# Anyone bought land from Forestry Commission Scotland?



## UniqueD (19 May 2020)

As above, 

We are looking to gain access to some land. One of our preferred options is via a clearing on Forestry Commission land. So mu questions are: 1 , Are they easy to deal with?  2, Would they give us an access without having to purchase? 

Many thanks for any experiences.


----------



## planete (19 May 2020)

i do not know about Scotland but they used to charge a fortune for access in the New Forest.  Best ask them.


----------



## UniqueD (19 May 2020)

planete said:



			i do not know about Scotland but they used to charge a fortune for access in the New Forest.  Best ask them.
		
Click to expand...

Oh ok, that's not great to hear  the opening is already a grassy clear way through with maybe 3 trees that could do with coming down. I'm hoping it would be really straight forward but maybe wishful thinking lol


----------



## UniqueD (19 May 2020)

I have sent them a map and an equiry but not heard back from them.


----------



## MrsMozart (19 May 2020)

What sort of access do you want?

I've heard that they will give permits to ride through some of their land.


----------



## HeyMich (19 May 2020)

Speak to the Access Officer for the region that you are in. Our AO is great, he's happy for us to put a gate in to get direct access, but we have to pay costs. You can only ask!

.


----------



## UniqueD (19 May 2020)

MrsMozart said:



			What sort of access do you want?

I've heard that they will give permits to ride through some of their land.
		
Click to expand...

It would be a stoned vehicle access. I have 20 acres of land that I have no access too and my daughter would like to open a small livery yard in the middle of the forest.


----------



## UniqueD (19 May 2020)

HeyMich said:



			Speak to the Access Officer for the region that you are in. Our AO is great, he's happy for us to put a gate in to get direct access, but we have to pay costs. You can only ask!

.
		
Click to expand...

That's good to know. Thank you for the reply  I've sent them an enquiry but not sure if anyone is available to answer these questions at this moment.


----------



## MrsMozart (19 May 2020)

UniqueD said:



			It would be a stoned vehicle access. I have 20 acres of land that I have no access too and my daughter would like to open a small livery yard in the middle of the forest.
		
Click to expand...

Fingers crossed for her!


----------



## UniqueD (19 May 2020)

MrsMozart said:



			Fingers crossed for her!
		
Click to expand...

Thank you, that is very kind. Hopefully we can get something in place. The only access to it is up a narrow private lane and through a friends 4 acre field. The resident at the end of the private lane is not keen on anyone using it. Understandable really.


----------



## HeyMich (19 May 2020)

UniqueD said:



			Thank you, that is very kind. Hopefully we can get something in place. The only access to it is up a narrow private lane and through a friends 4 acre field. The resident at the end of the private lane is not keen on anyone using it. Understandable really.
		
Click to expand...

It's quite common for nasty folk to hold you ransom over such access issues - get something sorted, and in writing, as soon as you can! There's a saying (at work, in a professional site investigation/prospecting capacity) that if there's no access, there's no site. Good luck!

.


----------



## MagicMelon (19 May 2020)

I know a lady who had an agreement that she could use an existing forestry track to get to her house (as to go round the usual road was miles out of the way if she was on the other side of the hill). She never had any issues, no idea about buying it though


----------



## Jenni_ (4 June 2020)

First of all it will depend on the agency - Forestry Commission Scotland is now devolved and split into two - Forestry and Land Scotland, and Scottish Forestry. I'd imagine land access / sales will fall under Forestry and Land Scotland. 

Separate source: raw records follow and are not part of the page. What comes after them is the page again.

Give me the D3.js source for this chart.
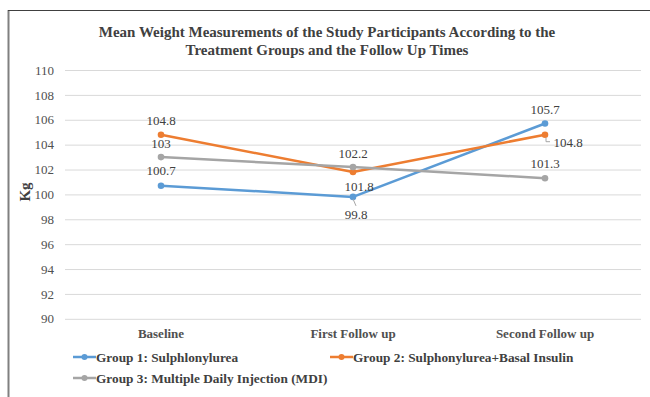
<!DOCTYPE html>
<html><head><meta charset="utf-8">
<script src="https://cdn.jsdelivr.net/npm/d3@7"></script>
<style>
body{margin:0;background:#fff;}
svg text{font-family:"Liberation Serif","Times New Roman",serif;}
</style></head>
<body><svg id="c" width="650" height="397"></svg>
<script>
const categories = ["Baseline", "First Follow up", "Second Follow up"];
const group1 = [100.7, 99.8, 105.7];
const group2 = [104.8, 101.8, 104.8];
const group3 = [103, 102.2, 101.3];
const seriesNames = ["Group 1: Sulphlonylurea", "Group 2: Sulphonylurea+Basal Insulin", "Group 3: Multiple Daily Injection (MDI)"];
const colors = ["#5B9BD5", "#ED7D31", "#A5A5A5"];
const yTicks = [90, 92, 94, 96, 98, 100, 102, 104, 106, 108, 110];
const titleLines = ["Mean Weight Measurements of the Study Participants According to the", "Treatment Groups and the Follow Up Times"];
// label placement per series, per point: [dx, dy] offsets
const labelPos = [
  [[0,-15],[3,18],[0,-14]],
  [[0,-14],[6,14],[23,8]],
  [[0,-14],[0,-14],[0,-15]]
];

const svg = d3.select("#c");
// frame
svg.append("line").attr("x1",8.5).attr("x2",8.5).attr("y1",10).attr("y2",397).attr("stroke","#808080").attr("stroke-width",2);
svg.append("line").attr("x1",8).attr("x2",650).attr("y1",10.5).attr("y2",10.5).attr("stroke","#404040").attr("stroke-width",1);

const x = d3.scaleBand().domain(categories).range([65, 641]);
const y = d3.scaleLinear().domain([90, 110]).range([318.8, 70]);

// title
svg.append("g").selectAll("text").data(titleLines).join("text")
  .attr("x", 327).attr("y", (d,i)=>37 + i*17.5).attr("text-anchor","middle")
  .attr("font-size","15px").attr("font-weight","bold").attr("fill","#404040").text(d=>d);

// grid + y axis
const yAxis = d3.axisLeft(y).tickValues(yTicks).tickSize(-576).tickPadding(11).tickFormat(d3.format("d"));
const gy = svg.append("g").attr("transform","translate(65,0)").call(yAxis);
gy.select(".domain").remove();
gy.selectAll(".tick line").attr("stroke","#D9D9D9").attr("stroke-width",1);
gy.selectAll(".tick text").attr("font-size","13px").attr("fill","#505050").attr("font-family","Liberation Serif, serif");

// x axis labels
const xAxis = d3.axisBottom(x).tickSize(0).tickPadding(10);
const gx = svg.append("g").attr("transform","translate(0,318.8)").call(xAxis);
gx.select(".domain").remove();
gx.selectAll(".tick text").attr("font-size","13px").attr("font-weight","bold").attr("fill","#505050").attr("font-family","Liberation Serif, serif");

// y title
svg.append("text").attr("transform","translate(30,192) rotate(-90)").attr("text-anchor","middle")
  .attr("font-size","15px").attr("font-weight","bold").attr("fill","#404040").text("Kg");

const series = [group1, group2, group3];
const cx = c => x(c) + x.bandwidth()/2;
const line = d3.line().x((d,i)=>cx(categories[i])).y(d=>y(d));

series.forEach((vals, s) => {
  const g = svg.append("g");
  g.append("path").attr("d", line(vals)).attr("fill","none").attr("stroke",colors[s]).attr("stroke-width",2.5).attr("stroke-linejoin","round");
  g.selectAll("circle").data(vals).join("circle")
    .attr("cx",(d,i)=>cx(categories[i])).attr("cy",d=>y(d)).attr("r",3.3).attr("fill",colors[s]);
});

// data labels
series.forEach((vals, s) => {
  vals.forEach((v, i) => {
    const px = cx(categories[i]), py = y(v);
    const [dx, dy] = labelPos[s][i];
    svg.append("text").attr("x", px+dx).attr("y", py+dy).attr("dy","0.35em")
      .attr("text-anchor","middle").attr("font-size","13px").attr("fill","#404040").text(String(v));
  });
});
// leader lines for 99.8 and 104.8 (second)
{
  const px = cx(categories[1]), py = y(group1[1]);
  svg.append("path").attr("d",`M${px},${py+2} L${px+3},${py+9}`).attr("stroke","#A6A6A6").attr("fill","none");
  const qx = cx(categories[2]), qy = y(group2[2]);
  svg.append("path").attr("d",`M${qx+1},${qy+3} L${qx+1},${qy+7} L${qx+5},${qy+7}`).attr("stroke","#A6A6A6").attr("fill","none");
}

// legend
const legendItems = [
  {x:73, y:357, i:0},
  {x:330, y:357, i:1},
  {x:73, y:378, i:2}
];
const lg = svg.append("g").selectAll("g").data(legendItems).join("g").attr("transform",d=>`translate(${d.x},${d.y})`);
lg.append("line").attr("x1",0).attr("x2",23).attr("stroke",d=>colors[d.i]).attr("stroke-width",2.5);
lg.append("circle").attr("cx",11.5).attr("r",3).attr("fill",d=>colors[d.i]);
lg.append("text").attr("x",23).attr("dy","0.35em").attr("font-size","13.3px").attr("font-weight","bold").attr("fill","#404040").text(d=>seriesNames[d.i]);
</script></body></html>
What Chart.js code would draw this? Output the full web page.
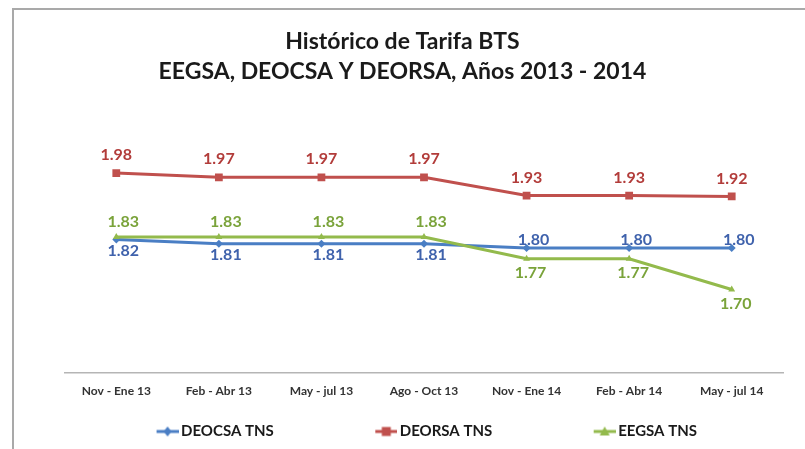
<!DOCTYPE html>
<html lang="es">
<head>
  <meta charset="UTF-8">
  <title>Histórico de Tarifa BTS</title>
  <script src="https://cdn.jsdelivr.net/npm/chart.js"></script>
  <style>
    body {
      margin: 0;
      background: #fff;
      font-family: Lato, Arial, sans-serif;
    }
    .wrap {
      position: relative;
      width: 805px;
      height: 449px;
      overflow: hidden;
    }
    .frame {
      position: absolute;
      left: 12px;
      top: 8px;
      width: 900px;
      height: 600px;
      border-top: 2px solid #a9a9a9;
      border-left: 2px solid #a9a9a9;
    }
    canvas {
      position: absolute;
      left: 0;
      top: 0;
    }
  </style>
</head>
<body>
  <div class="wrap">
    <div class="frame"></div>
    <canvas id="tarifaChart" width="805" height="449"></canvas>
  </div>

  <script>
    // periods (x axis)
    const periodos = ['Nov - Ene 13', 'Feb - Abr 13', 'May - jul 13', 'Ago - Oct 13',
                      'Nov - Ene 14', 'Feb - Abr 14', 'May - jul 14'];

    // series values
    const deocsa = [1.82, 1.81, 1.81, 1.81, 1.80, 1.80, 1.80];
    const deorsa = [1.98, 1.97, 1.97, 1.97, 1.926, 1.926, 1.924];
    const eegsa  = [1.826, 1.826, 1.826, 1.826, 1.774, 1.774, 1.70];

    const tituloLineas = ['Histórico de Tarifa BTS', 'EEGSA, DEOCSA Y DEORSA, Años 2013 - 2014'];

    const azul = '#4A7EC4', rojo = '#C0504D', verde = '#93BA4C';
    const GLYPH_BOX = 88; // legend box width, glyph sits at its right end

    // legend glyph: short line with the series marker, blank space on the left
    function legendGlyph(color, style) {
      const c = document.createElement('canvas');
      c.width = GLYPH_BOX + 10; c.height = 12;
      const g = c.getContext('2d');
      const x0 = c.width - 22, cy = 6;
      g.strokeStyle = color; g.lineWidth = 3;
      g.beginPath(); g.moveTo(x0, cy); g.lineTo(c.width, cy); g.stroke();
      g.fillStyle = color;
      const mx = x0 + 11;
      g.beginPath();
      if (style === 'rect') {
        g.rect(mx - 4.5, cy - 4.5, 9, 9);
      } else if (style === 'triangle') {
        g.moveTo(mx, cy - 5); g.lineTo(mx + 5, cy + 4); g.lineTo(mx - 5, cy + 4); g.closePath();
      } else {
        g.moveTo(mx, cy - 5); g.lineTo(mx + 4, cy); g.lineTo(mx, cy + 5); g.lineTo(mx - 4, cy); g.closePath();
      }
      g.fill();
      return c;
    }

    // where each series puts its value label (dx, dy from the point)
    function labelOffset(dsIndex, i) {
      if (dsIndex === 1) return [0, -18];
      if (dsIndex === 2) return i < 4 ? [7, -15] : [4, 14];
      return i < 4 ? [7, 11] : [7, -8];
    }

    const valueLabels = {
      id: 'valueLabels',
      afterDatasetsDraw(chart) {
        const ctx = chart.ctx;
        ctx.save();
        ctx.font = 'bold 16px Lato, Arial, sans-serif';
        ctx.textAlign = 'center';
        ctx.textBaseline = 'middle';
        chart.data.datasets.forEach((ds, d) => {
          const meta = chart.getDatasetMeta(d);
          meta.data.forEach((pt, i) => {
            const off = labelOffset(d, i);
            ctx.fillStyle = ds.labelColor;
            ctx.fillText(ds.data[i].toFixed(2), pt.x + off[0], pt.y + off[1]);
          });
        });
        ctx.restore();
      }
    };

    const ctx = document.getElementById('tarifaChart').getContext('2d');
    const chart = new Chart(ctx, {
      type: 'line',
      data: {
        labels: periodos,
        datasets: [
          {
            label: 'DEOCSA TNS',
            data: deocsa,
            borderColor: azul,
            backgroundColor: azul,
            labelColor: '#3F62AC',
            pointStyle: 'rectRot',
            pointRadius: 4,
            glyph: legendGlyph(azul, 'rectRot'),
            order: 2
          },
          {
            label: 'DEORSA TNS',
            data: deorsa,
            borderColor: rojo,
            backgroundColor: rojo,
            labelColor: '#B23C3A',
            pointStyle: 'rect',
            pointRadius: 5.5,
            glyph: legendGlyph(rojo, 'rect'),
            order: 1
          },
          {
            label: 'EEGSA TNS',
            data: eegsa,
            borderColor: verde,
            backgroundColor: verde,
            labelColor: '#7AA33A',
            pointStyle: 'triangle',
            pointRadius: 4,
            glyph: legendGlyph(verde, 'triangle'),
            order: 0
          }
        ]
      },
      options: {
        responsive: false,
        animation: false,
        elements: {
          line: { borderWidth: 3, tension: 0 },
          point: { borderWidth: 0 }
        },
        layout: {
          padding: { left: 22, right: 22, top: 0, bottom: 0 }
        },
        plugins: {
          tooltip: { enabled: false },
          title: {
            display: true,
            text: tituloLineas,
            color: '#1a1a1a',
            font: { family: 'Lato, Arial, sans-serif', size: 23, weight: 'bold', lineHeight: 1.3 },
            padding: { top: 27, bottom: 78 }
          },
          legend: {
            position: 'bottom',
            labels: {
              usePointStyle: true,
              pointStyleWidth: GLYPH_BOX,
              padding: 8,
              color: '#1a1a1a',
              font: { family: 'Lato, Arial, sans-serif', size: 15, weight: 'bold' },
              sort: (a, b) => a.datasetIndex - b.datasetIndex,
              generateLabels(chart) {
                const items = Chart.defaults.plugins.legend.labels.generateLabels(chart);
                items.forEach(it => {
                  it.pointStyle = chart.data.datasets[it.datasetIndex].glyph;
                  it.text = it.text + '\u2003\u2003';
                });
                return items;
              }
            }
          }
        },
        scales: {
          x: {
            offset: true,
            grid: { display: false, drawTicks: false },
            border: { display: true, color: '#b5b5b5', width: 1.5 },
            ticks: {
              color: '#333',
              padding: 11,
              autoSkip: false,
              maxRotation: 0,
              font: { family: 'Lato, Arial, sans-serif', size: 12, weight: 'bold' }
            },
            afterFit(scale) { scale.height += 7; }
          },
          y: {
            display: true,
            min: 1.5,
            max: 2.0,
            grid: { display: false },
            border: { display: false },
            ticks: { display: false },
            afterFit(scale) { scale.width = 43; }
          }
        }
      },
      plugins: [valueLabels]
    });
  </script>
</body>
</html>
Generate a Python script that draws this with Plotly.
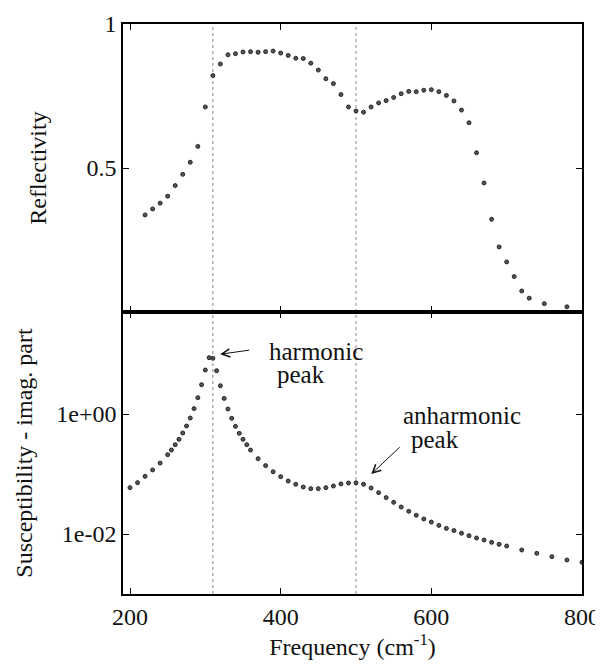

Where about is the land? I worked for them until mid 2019 so I could maybe help with a name and a contact to speak to directly


----------



## Joolzz2021 (20 April 2021)

Jenni_ said:



			First of all it will depend on the agency - Forestry Commission Scotland is now devolved and split into two - Forestry and Land Scotland, and Scottish Forestry. I'd imagine land access / sales will fall under Forestry and Land Scotland.

Where about is the land? I worked for them until mid 2019 so I could maybe help with a name and a contact to speak to directly 

Click to expand...

I'm wondering if you can help me. I'm looking to find out more information on a property owned by the forestry commission but not getting anywhere with the people I have spoke to so far. Do you know who I need to speak to regarding property in Ayrshire, Scotland? Many thanks, sorry it's a bit off topic to the original question.


----------